### TASK GOAL
Retype the entries, please, from their first line to the line containing "(l4) [legendtext] at", exactly and only those lines, minus the pictures.

### Records
....
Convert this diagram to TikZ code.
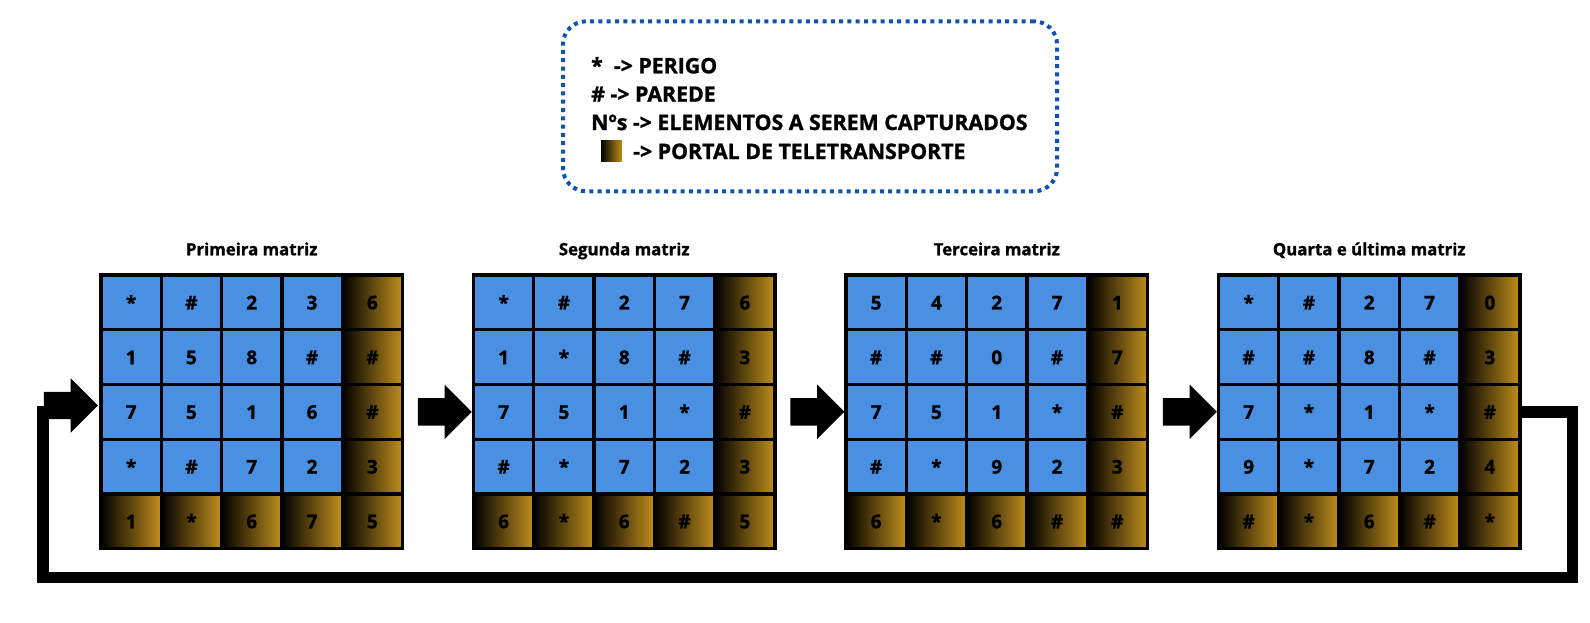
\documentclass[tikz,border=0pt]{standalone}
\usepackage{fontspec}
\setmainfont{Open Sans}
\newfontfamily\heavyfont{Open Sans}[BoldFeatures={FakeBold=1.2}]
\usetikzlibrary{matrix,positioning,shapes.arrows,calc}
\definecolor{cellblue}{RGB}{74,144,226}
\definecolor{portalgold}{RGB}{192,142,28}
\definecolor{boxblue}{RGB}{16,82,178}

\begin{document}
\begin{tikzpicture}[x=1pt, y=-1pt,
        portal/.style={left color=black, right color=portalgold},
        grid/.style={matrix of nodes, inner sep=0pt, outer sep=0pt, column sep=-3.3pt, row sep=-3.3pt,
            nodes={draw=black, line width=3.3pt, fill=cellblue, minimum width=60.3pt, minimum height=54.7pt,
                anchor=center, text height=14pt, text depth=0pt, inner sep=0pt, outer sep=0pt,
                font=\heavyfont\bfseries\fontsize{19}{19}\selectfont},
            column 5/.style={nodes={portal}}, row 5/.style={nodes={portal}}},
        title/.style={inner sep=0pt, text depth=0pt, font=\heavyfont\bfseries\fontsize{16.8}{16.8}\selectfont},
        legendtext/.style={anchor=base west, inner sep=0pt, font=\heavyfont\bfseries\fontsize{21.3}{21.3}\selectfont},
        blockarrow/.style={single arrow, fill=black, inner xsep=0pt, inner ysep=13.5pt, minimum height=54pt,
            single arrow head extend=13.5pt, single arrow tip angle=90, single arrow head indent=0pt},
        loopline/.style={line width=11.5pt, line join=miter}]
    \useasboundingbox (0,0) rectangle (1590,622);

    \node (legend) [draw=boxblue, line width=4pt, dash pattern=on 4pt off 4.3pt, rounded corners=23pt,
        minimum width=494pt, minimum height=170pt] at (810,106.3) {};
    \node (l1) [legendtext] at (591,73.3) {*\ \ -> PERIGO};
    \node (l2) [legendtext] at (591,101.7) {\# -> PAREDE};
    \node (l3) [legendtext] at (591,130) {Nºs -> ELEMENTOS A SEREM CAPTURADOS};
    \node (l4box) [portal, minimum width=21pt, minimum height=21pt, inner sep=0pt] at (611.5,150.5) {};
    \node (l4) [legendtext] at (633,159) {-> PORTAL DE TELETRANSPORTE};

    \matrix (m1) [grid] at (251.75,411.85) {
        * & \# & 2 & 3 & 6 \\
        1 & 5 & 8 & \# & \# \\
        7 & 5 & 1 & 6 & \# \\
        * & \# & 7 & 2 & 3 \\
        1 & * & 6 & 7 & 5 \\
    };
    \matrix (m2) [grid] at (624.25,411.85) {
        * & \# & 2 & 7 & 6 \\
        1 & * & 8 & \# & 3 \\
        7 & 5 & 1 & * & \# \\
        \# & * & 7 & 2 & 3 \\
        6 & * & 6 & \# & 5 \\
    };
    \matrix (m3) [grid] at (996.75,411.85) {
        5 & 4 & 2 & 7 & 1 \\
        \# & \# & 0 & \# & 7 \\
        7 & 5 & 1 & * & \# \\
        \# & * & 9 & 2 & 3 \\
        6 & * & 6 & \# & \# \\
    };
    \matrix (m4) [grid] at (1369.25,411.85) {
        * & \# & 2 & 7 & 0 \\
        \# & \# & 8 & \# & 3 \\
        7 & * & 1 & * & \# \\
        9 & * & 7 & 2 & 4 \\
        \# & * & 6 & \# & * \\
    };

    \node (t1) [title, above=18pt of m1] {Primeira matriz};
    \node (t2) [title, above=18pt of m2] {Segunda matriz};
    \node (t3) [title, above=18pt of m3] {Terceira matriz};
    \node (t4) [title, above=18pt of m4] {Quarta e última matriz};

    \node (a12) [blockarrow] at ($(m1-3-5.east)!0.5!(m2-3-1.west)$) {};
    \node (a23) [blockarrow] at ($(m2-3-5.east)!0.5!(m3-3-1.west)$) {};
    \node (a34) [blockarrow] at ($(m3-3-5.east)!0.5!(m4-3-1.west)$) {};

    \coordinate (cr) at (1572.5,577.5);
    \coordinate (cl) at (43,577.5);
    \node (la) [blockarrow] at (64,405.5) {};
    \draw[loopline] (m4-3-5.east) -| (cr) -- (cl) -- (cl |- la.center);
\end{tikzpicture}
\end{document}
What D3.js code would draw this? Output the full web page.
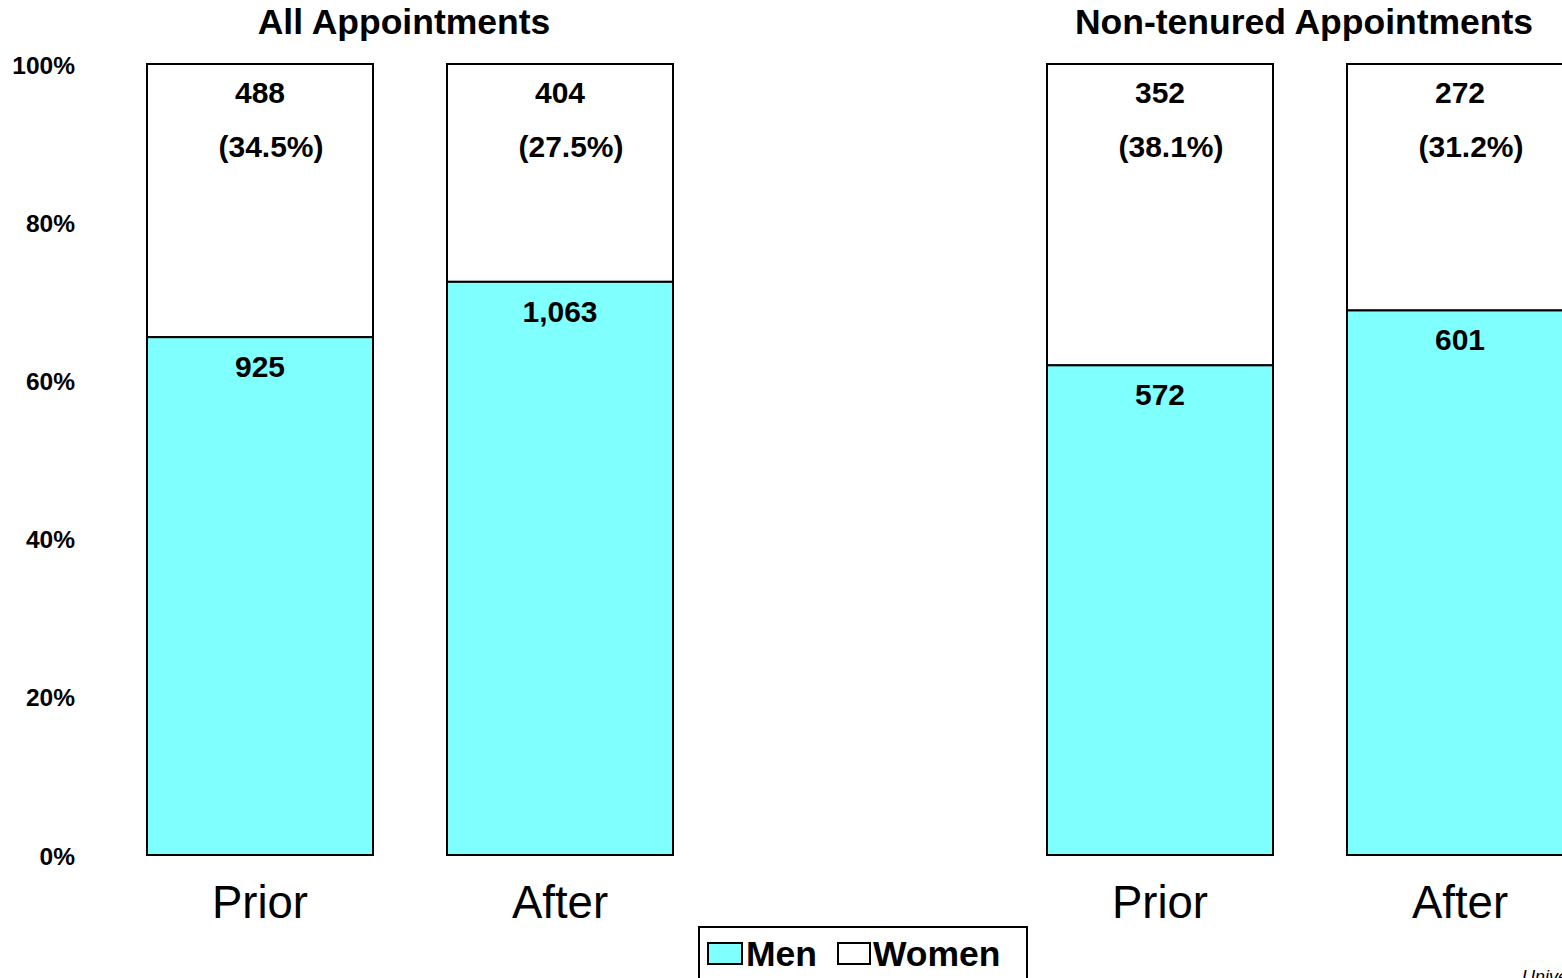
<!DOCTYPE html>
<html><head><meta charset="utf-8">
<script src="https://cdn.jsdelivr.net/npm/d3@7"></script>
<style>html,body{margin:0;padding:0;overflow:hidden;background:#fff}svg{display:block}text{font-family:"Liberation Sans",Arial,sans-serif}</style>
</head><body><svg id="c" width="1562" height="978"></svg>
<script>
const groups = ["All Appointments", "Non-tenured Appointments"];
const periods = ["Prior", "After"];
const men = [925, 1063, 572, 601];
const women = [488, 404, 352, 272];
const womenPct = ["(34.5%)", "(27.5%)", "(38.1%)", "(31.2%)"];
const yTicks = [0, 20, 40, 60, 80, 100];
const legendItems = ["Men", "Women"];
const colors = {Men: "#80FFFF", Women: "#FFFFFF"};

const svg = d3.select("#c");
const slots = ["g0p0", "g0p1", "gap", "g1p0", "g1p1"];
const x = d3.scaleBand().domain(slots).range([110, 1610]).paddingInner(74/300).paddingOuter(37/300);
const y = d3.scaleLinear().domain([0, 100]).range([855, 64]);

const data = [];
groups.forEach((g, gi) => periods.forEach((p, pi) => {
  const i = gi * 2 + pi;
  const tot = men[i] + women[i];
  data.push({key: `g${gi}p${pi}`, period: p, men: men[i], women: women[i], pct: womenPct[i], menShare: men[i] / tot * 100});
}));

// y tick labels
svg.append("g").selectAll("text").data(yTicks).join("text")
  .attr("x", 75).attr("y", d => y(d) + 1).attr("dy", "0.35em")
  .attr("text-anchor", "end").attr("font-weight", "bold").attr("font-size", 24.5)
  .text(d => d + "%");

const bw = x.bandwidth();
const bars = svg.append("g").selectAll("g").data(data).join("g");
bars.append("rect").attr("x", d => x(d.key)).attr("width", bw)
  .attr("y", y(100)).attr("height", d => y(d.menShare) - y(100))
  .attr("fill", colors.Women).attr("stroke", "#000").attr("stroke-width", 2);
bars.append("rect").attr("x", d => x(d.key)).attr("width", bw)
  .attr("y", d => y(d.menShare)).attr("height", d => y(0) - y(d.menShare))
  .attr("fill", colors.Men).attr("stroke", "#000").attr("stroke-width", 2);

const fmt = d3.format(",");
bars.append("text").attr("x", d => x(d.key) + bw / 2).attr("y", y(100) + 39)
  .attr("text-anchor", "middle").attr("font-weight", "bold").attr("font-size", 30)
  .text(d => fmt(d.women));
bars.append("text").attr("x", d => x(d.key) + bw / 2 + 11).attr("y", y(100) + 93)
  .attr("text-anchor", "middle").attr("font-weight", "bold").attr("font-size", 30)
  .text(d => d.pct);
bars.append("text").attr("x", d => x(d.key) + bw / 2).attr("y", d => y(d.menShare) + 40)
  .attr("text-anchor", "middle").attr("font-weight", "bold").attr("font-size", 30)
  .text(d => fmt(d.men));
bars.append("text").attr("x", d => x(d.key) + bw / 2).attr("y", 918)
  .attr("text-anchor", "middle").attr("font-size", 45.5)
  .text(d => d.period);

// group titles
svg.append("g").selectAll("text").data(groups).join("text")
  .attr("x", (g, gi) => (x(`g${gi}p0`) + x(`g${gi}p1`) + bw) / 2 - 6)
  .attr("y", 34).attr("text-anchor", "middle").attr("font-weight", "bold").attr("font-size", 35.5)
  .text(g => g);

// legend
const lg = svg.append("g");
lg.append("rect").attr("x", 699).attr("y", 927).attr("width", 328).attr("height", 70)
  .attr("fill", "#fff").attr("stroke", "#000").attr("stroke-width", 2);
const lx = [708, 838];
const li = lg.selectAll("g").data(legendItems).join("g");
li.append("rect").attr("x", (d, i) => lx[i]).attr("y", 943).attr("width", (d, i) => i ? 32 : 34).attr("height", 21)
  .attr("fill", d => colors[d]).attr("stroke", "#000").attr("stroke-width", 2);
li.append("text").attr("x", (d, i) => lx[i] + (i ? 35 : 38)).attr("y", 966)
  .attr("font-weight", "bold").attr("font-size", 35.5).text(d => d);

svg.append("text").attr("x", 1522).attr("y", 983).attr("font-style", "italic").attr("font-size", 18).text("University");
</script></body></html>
....
### WORKED SOLUTION
Convert this diagram to TikZ code.
\documentclass[tikz,border=0pt]{standalone}
\usepackage{fontspec}
\setmainfont{Open Sans}
\newfontfamily\heavyfont{Open Sans}[BoldFeatures={FakeBold=1.2}]
\usetikzlibrary{matrix,positioning,shapes.arrows,calc}
\definecolor{cellblue}{RGB}{74,144,226}
\definecolor{portalgold}{RGB}{192,142,28}
\definecolor{boxblue}{RGB}{16,82,178}

\begin{document}
\begin{tikzpicture}[x=1pt, y=-1pt,
        portal/.style={left color=black, right color=portalgold},
        grid/.style={matrix of nodes, inner sep=0pt, outer sep=0pt, column sep=-3.3pt, row sep=-3.3pt,
            nodes={draw=black, line width=3.3pt, fill=cellblue, minimum width=60.3pt, minimum height=54.7pt,
                anchor=center, text height=14pt, text depth=0pt, inner sep=0pt, outer sep=0pt,
                font=\heavyfont\bfseries\fontsize{19}{19}\selectfont},
            column 5/.style={nodes={portal}}, row 5/.style={nodes={portal}}},
        title/.style={inner sep=0pt, text depth=0pt, font=\heavyfont\bfseries\fontsize{16.8}{16.8}\selectfont},
        legendtext/.style={anchor=base west, inner sep=0pt, font=\heavyfont\bfseries\fontsize{21.3}{21.3}\selectfont},
        blockarrow/.style={single arrow, fill=black, inner xsep=0pt, inner ysep=13.5pt, minimum height=54pt,
            single arrow head extend=13.5pt, single arrow tip angle=90, single arrow head indent=0pt},
        loopline/.style={line width=11.5pt, line join=miter}]
    \useasboundingbox (0,0) rectangle (1590,622);

    \node (legend) [draw=boxblue, line width=4pt, dash pattern=on 4pt off 4.3pt, rounded corners=23pt,
        minimum width=494pt, minimum height=170pt] at (810,106.3) {};
    \node (l1) [legendtext] at (591,73.3) {*\ \ -> PERIGO};
    \node (l2) [legendtext] at (591,101.7) {\# -> PAREDE};
    \node (l3) [legendtext] at (591,130) {Nºs -> ELEMENTOS A SEREM CAPTURADOS};
    \node (l4box) [portal, minimum width=21pt, minimum height=21pt, inner sep=0pt] at (611.5,150.5) {};
    \node (l4) [legendtext] at (633,159) {-> PORTAL DE TELETRANSPORTE};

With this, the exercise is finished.